Kami tidak akan asal-asalan mengajukan uji materi. Kasus-kasus lama perlu dibuka kembali, seperti lubang bekas tambang yang menelan korban jiwa karena ada unsur kelalaian perusahaan.
Saat ditanya rencana koalisi untuk mengajukan uji materi terhadap undang-undang tersebut, Ketua Kampanye dan Jaringan Yayasan Lembaga Bantuan Hukum Indonesia (YLBHI) Arip Yogiawan mengatakan tak menutup kemungkinan upaya tersebut ditempuh. Namun, dipastikan bahwa untuk mengajukan uji materi, diperlukan persiapan yang matang dan konsolidasi publik yang kuat.
”Kalau mengajukan uji materi, harus bermakna. Kami tidak akan asal-asalan mengajukan uji materi. Kasus-kasus lama perlu dibuka kembali, seperti lubang bekas tambang yang menelan korban jiwa karena ada unsur kelalaian perusahaan. Selain itu, uji materi harus mendapat dukungan publik yang luas,” ujar Arip.

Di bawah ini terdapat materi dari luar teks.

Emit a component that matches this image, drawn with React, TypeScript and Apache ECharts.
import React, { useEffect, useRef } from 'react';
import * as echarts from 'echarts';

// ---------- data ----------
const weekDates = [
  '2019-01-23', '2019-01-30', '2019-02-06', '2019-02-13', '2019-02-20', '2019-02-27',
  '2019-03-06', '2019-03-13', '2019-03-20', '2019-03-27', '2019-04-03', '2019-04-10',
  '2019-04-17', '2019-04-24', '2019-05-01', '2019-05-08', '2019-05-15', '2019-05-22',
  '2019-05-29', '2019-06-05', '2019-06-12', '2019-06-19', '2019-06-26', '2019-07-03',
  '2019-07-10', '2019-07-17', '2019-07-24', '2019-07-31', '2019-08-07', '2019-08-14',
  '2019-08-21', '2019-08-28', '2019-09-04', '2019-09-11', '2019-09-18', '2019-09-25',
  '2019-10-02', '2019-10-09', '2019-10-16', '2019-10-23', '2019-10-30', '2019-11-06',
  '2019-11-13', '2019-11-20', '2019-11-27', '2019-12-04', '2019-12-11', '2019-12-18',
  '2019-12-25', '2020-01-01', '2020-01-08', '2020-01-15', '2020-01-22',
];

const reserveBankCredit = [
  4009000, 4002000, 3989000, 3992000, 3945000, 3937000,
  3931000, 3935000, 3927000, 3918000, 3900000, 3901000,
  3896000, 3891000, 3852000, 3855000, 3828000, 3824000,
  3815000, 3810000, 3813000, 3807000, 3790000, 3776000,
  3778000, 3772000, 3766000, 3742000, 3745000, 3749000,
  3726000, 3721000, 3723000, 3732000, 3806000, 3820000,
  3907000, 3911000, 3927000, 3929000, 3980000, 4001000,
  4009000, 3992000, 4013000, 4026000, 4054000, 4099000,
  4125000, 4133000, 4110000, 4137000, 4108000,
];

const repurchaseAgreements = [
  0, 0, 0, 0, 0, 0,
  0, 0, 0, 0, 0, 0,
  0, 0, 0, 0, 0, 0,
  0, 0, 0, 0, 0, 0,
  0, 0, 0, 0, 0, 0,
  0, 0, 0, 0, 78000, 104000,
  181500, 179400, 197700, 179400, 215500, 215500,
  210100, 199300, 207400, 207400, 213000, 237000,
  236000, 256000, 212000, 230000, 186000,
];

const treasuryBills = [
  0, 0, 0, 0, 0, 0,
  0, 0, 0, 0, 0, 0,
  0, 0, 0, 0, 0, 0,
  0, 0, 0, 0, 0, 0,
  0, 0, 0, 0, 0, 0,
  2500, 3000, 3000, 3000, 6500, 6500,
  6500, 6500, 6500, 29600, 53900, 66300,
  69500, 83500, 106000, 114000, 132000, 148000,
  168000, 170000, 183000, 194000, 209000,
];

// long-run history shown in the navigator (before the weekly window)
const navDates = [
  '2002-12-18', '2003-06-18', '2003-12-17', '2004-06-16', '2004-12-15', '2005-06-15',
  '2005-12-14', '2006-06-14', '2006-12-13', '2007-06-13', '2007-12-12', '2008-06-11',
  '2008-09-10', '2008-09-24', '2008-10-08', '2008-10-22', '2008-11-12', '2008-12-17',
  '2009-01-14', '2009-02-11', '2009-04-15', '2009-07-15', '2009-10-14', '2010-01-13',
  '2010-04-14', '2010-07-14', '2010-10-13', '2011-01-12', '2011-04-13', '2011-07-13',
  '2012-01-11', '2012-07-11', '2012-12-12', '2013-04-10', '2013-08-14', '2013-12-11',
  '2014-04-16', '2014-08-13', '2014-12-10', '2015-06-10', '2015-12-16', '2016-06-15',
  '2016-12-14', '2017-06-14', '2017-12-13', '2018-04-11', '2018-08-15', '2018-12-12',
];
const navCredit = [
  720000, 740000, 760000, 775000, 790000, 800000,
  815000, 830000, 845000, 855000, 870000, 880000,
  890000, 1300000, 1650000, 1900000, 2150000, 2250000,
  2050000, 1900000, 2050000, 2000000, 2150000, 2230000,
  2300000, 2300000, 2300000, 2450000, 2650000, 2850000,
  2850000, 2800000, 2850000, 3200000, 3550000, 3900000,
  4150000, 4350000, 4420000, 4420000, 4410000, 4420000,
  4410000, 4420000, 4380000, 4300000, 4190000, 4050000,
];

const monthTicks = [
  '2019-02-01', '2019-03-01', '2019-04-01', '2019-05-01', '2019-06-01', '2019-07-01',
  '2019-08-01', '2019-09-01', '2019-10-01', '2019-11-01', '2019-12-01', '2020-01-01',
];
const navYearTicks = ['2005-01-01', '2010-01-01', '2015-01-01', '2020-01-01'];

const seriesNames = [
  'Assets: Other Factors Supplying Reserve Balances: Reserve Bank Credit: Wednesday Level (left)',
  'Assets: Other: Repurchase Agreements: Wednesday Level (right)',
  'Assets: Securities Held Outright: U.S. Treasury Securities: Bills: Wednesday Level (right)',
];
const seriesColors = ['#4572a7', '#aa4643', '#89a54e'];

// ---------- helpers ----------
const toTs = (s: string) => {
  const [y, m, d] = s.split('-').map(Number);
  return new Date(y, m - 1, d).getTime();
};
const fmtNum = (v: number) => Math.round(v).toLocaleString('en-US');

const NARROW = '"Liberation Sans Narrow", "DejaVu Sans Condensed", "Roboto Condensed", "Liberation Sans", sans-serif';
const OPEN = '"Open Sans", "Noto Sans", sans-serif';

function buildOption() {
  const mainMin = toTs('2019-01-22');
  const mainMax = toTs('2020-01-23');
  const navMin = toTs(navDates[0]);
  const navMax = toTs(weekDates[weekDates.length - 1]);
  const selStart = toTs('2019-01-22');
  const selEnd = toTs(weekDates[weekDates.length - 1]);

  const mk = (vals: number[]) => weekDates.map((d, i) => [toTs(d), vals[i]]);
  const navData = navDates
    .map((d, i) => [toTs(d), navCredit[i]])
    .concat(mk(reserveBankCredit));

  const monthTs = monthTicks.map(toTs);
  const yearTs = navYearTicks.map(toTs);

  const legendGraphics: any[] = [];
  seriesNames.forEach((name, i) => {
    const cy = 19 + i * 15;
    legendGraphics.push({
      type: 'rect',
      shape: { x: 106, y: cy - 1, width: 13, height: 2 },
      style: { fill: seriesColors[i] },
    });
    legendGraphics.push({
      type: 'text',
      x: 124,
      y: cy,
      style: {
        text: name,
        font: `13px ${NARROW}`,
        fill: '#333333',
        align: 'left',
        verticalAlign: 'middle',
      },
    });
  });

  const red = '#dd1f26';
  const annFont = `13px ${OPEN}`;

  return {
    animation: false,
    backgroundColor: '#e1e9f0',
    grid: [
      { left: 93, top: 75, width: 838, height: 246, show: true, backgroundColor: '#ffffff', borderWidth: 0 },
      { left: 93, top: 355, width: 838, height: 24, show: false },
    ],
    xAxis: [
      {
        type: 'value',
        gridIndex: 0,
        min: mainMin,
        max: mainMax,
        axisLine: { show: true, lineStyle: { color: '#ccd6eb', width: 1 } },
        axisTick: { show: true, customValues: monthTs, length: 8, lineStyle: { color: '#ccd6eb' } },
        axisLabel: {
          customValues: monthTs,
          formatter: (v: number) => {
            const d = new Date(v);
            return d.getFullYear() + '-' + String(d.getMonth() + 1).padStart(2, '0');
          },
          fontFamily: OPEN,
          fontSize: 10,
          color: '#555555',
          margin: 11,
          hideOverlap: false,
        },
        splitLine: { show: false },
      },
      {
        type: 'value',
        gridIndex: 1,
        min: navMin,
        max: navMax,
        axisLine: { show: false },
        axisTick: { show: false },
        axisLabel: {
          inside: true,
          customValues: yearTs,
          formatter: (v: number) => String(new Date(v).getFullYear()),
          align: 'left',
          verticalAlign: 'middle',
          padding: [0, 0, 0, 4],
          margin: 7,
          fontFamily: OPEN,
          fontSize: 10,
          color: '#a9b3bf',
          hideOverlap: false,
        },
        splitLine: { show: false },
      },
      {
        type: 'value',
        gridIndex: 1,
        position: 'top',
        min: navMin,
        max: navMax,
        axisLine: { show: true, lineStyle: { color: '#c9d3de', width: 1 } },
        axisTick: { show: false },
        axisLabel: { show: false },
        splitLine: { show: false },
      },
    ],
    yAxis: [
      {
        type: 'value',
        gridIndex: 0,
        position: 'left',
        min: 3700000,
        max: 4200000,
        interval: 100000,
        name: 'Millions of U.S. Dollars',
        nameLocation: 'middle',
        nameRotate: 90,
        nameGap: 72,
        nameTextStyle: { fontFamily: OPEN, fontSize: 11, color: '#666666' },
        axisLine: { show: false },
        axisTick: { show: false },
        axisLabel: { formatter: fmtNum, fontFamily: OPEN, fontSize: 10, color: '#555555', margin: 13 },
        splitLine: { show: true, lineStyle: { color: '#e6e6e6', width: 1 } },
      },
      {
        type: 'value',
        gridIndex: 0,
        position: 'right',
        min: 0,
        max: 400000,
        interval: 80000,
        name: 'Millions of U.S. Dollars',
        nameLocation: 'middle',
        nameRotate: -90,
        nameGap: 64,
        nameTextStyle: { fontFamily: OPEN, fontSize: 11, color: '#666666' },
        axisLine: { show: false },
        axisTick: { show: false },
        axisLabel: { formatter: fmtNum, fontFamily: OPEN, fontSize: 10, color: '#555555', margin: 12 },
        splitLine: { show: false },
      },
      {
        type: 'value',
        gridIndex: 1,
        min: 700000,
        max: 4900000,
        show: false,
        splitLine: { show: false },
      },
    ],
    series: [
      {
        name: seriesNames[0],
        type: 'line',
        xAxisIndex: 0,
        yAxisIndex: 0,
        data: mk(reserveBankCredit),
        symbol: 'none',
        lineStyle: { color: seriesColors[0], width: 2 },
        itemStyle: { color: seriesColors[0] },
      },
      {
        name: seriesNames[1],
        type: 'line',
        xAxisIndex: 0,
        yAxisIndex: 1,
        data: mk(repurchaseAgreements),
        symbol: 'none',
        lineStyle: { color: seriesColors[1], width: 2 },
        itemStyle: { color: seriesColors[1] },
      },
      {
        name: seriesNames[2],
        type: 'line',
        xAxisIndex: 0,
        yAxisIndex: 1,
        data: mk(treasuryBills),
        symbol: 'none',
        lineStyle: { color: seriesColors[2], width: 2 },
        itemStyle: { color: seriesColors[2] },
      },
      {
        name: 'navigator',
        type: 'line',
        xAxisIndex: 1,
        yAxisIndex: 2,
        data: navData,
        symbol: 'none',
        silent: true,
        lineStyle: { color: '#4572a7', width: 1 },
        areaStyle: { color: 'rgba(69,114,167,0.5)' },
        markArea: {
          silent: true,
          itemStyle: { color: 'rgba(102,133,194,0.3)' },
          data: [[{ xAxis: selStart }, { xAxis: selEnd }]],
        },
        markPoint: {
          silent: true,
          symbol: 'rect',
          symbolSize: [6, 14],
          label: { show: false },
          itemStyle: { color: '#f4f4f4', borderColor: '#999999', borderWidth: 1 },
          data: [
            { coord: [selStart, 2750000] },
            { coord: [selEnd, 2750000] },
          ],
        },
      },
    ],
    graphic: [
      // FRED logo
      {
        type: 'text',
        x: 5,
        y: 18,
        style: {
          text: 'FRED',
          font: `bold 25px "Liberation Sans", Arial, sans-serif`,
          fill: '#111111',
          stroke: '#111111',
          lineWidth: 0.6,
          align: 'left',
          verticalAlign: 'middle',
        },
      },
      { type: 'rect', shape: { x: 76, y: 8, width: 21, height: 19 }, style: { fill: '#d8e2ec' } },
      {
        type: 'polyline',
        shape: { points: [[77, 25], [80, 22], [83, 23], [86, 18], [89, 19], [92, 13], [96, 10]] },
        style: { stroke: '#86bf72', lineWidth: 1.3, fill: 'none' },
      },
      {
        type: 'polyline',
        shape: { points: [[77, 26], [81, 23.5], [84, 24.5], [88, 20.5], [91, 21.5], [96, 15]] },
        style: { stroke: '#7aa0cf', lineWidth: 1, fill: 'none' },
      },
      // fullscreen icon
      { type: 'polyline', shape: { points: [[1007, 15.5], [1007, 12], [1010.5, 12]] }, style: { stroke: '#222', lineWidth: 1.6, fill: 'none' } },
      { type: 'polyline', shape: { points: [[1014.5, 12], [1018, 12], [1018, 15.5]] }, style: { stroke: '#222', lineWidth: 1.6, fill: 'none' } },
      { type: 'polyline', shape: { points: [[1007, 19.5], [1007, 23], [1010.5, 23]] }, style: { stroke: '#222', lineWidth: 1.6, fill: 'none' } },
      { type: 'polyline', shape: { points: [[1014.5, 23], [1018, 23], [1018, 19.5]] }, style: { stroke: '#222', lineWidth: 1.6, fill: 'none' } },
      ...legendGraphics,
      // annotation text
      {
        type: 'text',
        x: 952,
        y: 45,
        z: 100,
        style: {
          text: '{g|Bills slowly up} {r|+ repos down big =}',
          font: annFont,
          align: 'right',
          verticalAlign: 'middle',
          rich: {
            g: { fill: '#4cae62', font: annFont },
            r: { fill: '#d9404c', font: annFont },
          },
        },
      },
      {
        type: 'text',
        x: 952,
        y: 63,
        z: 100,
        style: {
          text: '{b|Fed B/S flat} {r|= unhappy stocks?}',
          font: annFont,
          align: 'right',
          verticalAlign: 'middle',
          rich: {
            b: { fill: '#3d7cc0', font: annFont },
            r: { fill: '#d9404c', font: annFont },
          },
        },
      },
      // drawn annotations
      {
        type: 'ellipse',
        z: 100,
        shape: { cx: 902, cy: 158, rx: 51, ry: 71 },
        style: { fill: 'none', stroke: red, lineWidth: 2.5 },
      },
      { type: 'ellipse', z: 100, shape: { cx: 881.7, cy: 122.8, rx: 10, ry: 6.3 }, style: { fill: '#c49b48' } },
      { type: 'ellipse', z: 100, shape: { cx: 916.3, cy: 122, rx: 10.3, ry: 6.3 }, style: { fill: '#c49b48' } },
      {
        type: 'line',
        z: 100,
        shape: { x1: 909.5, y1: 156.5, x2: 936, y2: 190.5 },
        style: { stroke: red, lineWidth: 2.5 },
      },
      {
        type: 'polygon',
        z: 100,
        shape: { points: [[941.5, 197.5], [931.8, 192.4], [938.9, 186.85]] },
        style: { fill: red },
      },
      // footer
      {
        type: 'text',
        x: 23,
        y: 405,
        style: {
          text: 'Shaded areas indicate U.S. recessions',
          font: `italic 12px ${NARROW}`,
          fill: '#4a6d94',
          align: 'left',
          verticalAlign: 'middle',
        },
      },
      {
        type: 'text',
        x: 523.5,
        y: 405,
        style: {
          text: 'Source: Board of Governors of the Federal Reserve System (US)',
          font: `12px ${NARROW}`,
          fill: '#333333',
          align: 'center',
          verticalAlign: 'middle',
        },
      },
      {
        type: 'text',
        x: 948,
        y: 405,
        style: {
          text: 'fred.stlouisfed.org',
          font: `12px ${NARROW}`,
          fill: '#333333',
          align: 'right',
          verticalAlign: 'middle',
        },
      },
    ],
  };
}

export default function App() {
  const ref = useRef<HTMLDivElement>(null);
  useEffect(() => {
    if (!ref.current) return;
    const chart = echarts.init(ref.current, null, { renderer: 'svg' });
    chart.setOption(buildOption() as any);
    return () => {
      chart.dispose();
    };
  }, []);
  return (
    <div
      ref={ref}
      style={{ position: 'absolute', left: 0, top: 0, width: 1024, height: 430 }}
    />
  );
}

RUU tentang Perubahan atas UU No 4/2009 tentang Pertambangan Mineral dan Batubara yang disahkan mendapat dukungan delapan fraksi, yaitu PDI-P, Golkar, Gerindra, Nasdem, Partai Kebangkitan Bangsa, Partai Keadilan Sejahtera, Partai Amanat Nasional, dan Partai Persatuan Pembangunan. Fraksi Partai Demokrat menjadi satu-satunya yang menolak pengesahan tersebut.
Sebelumnya, Ketua Panitia Kerja RUU tersebut, Bambang Wuryanto dari PDI-P, menepis bahwa proses penyusunan undang-undang dilakukan secara tergesa-gesa. Menurut dia, proses sudah berlangsung sejak 2015. Mengenai pasal-pasal yang menjadi kontroversi, ia mempersilakan publik mengajukan uji materi ke Mahkamah Konstitusi.